● Work to do
Gather all lines from the material that contain the word "this".

● Data provided
================================

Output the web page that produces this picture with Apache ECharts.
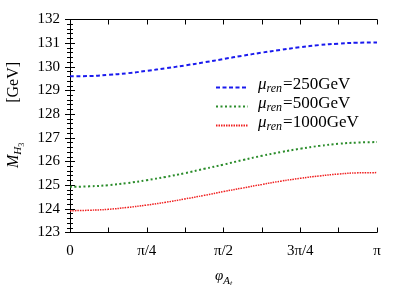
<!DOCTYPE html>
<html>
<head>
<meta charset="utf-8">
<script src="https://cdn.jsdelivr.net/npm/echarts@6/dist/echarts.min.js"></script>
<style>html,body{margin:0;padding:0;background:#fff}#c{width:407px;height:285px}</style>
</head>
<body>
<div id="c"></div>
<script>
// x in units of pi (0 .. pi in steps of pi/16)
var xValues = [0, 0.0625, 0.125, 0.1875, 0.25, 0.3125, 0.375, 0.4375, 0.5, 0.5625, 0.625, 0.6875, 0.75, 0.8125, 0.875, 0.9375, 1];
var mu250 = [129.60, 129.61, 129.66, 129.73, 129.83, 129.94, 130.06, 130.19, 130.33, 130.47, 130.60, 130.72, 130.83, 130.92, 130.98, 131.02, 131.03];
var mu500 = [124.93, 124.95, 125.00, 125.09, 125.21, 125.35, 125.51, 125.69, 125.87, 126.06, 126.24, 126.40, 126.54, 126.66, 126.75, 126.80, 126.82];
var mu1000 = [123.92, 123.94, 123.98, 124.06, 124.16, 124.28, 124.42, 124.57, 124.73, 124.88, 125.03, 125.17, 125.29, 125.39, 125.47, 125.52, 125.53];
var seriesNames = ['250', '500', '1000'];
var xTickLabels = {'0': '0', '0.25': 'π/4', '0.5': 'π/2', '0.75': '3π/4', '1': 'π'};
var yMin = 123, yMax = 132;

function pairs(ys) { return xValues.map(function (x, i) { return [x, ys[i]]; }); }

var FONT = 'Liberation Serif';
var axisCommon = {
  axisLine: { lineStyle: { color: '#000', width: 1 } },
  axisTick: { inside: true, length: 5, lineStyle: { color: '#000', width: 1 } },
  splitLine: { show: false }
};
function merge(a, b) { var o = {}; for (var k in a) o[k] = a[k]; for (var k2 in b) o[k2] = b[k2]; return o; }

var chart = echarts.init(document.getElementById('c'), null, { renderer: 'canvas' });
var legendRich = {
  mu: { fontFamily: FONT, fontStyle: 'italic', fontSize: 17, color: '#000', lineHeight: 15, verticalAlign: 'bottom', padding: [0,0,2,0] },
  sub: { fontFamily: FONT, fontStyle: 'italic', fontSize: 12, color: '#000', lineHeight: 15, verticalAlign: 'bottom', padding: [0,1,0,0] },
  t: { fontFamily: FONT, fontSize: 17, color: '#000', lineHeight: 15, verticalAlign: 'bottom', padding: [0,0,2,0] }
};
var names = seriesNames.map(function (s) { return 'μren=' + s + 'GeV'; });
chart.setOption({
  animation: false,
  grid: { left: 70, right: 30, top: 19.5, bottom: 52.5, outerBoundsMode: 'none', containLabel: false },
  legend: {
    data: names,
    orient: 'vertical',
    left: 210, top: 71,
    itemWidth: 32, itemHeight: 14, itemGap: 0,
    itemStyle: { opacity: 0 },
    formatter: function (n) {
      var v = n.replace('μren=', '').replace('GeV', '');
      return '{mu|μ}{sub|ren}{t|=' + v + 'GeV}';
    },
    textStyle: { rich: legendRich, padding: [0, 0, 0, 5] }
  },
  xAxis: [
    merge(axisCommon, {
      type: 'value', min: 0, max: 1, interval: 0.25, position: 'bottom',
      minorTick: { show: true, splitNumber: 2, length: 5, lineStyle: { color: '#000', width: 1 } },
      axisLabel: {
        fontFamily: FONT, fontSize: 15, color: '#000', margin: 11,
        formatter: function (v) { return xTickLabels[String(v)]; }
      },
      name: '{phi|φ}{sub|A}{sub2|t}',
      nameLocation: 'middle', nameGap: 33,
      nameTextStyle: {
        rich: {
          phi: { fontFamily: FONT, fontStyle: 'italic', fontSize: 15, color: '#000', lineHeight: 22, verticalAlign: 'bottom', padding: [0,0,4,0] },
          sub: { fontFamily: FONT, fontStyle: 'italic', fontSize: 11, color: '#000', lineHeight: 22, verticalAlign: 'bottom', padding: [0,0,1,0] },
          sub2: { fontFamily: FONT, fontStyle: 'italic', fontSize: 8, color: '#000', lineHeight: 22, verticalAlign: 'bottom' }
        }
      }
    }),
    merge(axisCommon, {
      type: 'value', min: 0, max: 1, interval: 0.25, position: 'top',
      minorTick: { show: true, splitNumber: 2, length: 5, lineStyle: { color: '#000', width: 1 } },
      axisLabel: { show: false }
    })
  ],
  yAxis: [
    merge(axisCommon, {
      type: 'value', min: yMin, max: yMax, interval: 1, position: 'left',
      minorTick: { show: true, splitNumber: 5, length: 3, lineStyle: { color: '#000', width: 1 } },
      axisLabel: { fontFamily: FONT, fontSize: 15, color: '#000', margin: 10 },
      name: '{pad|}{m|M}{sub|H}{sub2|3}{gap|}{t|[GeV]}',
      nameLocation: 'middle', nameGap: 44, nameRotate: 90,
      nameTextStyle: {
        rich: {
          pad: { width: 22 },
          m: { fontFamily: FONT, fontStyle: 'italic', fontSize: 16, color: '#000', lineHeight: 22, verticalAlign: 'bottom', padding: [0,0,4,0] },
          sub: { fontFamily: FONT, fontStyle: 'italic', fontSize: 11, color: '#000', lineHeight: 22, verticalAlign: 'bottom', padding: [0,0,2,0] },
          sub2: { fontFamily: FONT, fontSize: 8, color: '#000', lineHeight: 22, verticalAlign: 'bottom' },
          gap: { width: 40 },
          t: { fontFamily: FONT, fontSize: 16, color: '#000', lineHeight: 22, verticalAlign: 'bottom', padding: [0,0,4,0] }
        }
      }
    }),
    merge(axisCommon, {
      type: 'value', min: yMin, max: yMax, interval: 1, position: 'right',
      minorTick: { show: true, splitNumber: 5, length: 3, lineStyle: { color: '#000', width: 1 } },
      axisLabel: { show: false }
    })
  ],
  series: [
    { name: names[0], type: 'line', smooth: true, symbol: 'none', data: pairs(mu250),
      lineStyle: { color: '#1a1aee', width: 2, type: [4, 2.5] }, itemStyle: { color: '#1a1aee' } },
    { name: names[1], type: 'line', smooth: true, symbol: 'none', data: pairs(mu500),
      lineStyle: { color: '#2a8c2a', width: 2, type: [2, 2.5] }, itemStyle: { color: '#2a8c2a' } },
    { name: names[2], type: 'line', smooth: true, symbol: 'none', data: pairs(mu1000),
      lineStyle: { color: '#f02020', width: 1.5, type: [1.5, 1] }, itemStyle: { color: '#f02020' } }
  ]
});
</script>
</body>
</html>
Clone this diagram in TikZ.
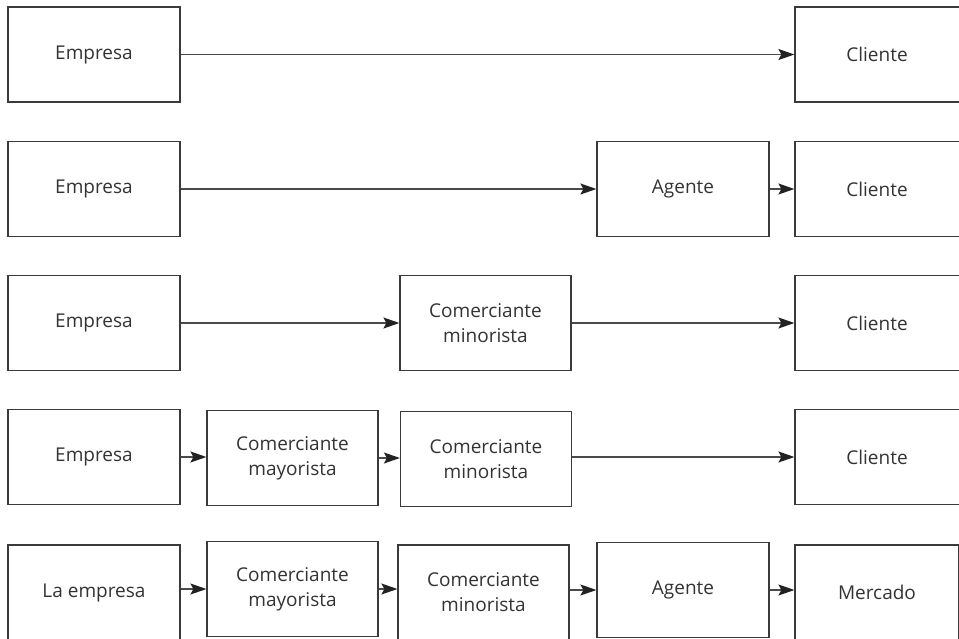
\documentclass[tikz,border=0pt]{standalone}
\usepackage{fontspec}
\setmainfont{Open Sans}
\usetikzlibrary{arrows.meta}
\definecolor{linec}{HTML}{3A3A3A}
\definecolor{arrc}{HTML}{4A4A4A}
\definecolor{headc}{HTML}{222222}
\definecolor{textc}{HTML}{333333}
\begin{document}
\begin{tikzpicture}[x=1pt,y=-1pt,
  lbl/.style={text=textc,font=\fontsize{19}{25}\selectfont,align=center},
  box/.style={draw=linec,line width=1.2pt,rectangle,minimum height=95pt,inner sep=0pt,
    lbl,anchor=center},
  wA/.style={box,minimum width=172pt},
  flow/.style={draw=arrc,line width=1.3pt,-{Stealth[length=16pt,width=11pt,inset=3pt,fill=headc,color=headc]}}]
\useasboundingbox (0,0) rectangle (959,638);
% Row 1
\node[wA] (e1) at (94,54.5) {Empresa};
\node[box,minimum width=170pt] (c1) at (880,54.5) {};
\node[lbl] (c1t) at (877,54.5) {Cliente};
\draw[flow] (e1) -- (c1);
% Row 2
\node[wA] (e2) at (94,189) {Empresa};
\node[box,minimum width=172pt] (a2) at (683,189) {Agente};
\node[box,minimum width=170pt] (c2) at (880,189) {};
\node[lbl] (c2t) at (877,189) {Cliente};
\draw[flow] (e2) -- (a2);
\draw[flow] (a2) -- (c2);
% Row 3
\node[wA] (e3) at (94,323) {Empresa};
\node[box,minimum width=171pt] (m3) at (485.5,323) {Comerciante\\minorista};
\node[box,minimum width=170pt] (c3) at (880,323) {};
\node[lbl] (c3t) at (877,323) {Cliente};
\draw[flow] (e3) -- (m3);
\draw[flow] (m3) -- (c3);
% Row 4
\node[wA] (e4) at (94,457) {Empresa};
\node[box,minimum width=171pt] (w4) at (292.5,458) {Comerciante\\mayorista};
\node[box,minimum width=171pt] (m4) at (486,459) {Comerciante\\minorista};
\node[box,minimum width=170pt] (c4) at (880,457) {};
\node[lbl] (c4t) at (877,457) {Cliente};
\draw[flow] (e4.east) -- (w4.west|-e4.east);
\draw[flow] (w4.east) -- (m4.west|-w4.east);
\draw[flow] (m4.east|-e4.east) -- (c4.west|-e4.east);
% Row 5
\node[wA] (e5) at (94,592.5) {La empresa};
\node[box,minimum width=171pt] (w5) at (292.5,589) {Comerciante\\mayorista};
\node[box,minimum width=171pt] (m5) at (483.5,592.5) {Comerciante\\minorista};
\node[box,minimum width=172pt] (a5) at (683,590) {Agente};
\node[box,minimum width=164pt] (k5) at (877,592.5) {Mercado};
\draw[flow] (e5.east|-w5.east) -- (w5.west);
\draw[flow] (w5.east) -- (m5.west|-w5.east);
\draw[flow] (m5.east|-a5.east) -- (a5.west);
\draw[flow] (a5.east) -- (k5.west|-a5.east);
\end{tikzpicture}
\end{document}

================================

● Written reply
Output the web page that produces this picture with Apache ECharts.
Clone this diagram in TikZ.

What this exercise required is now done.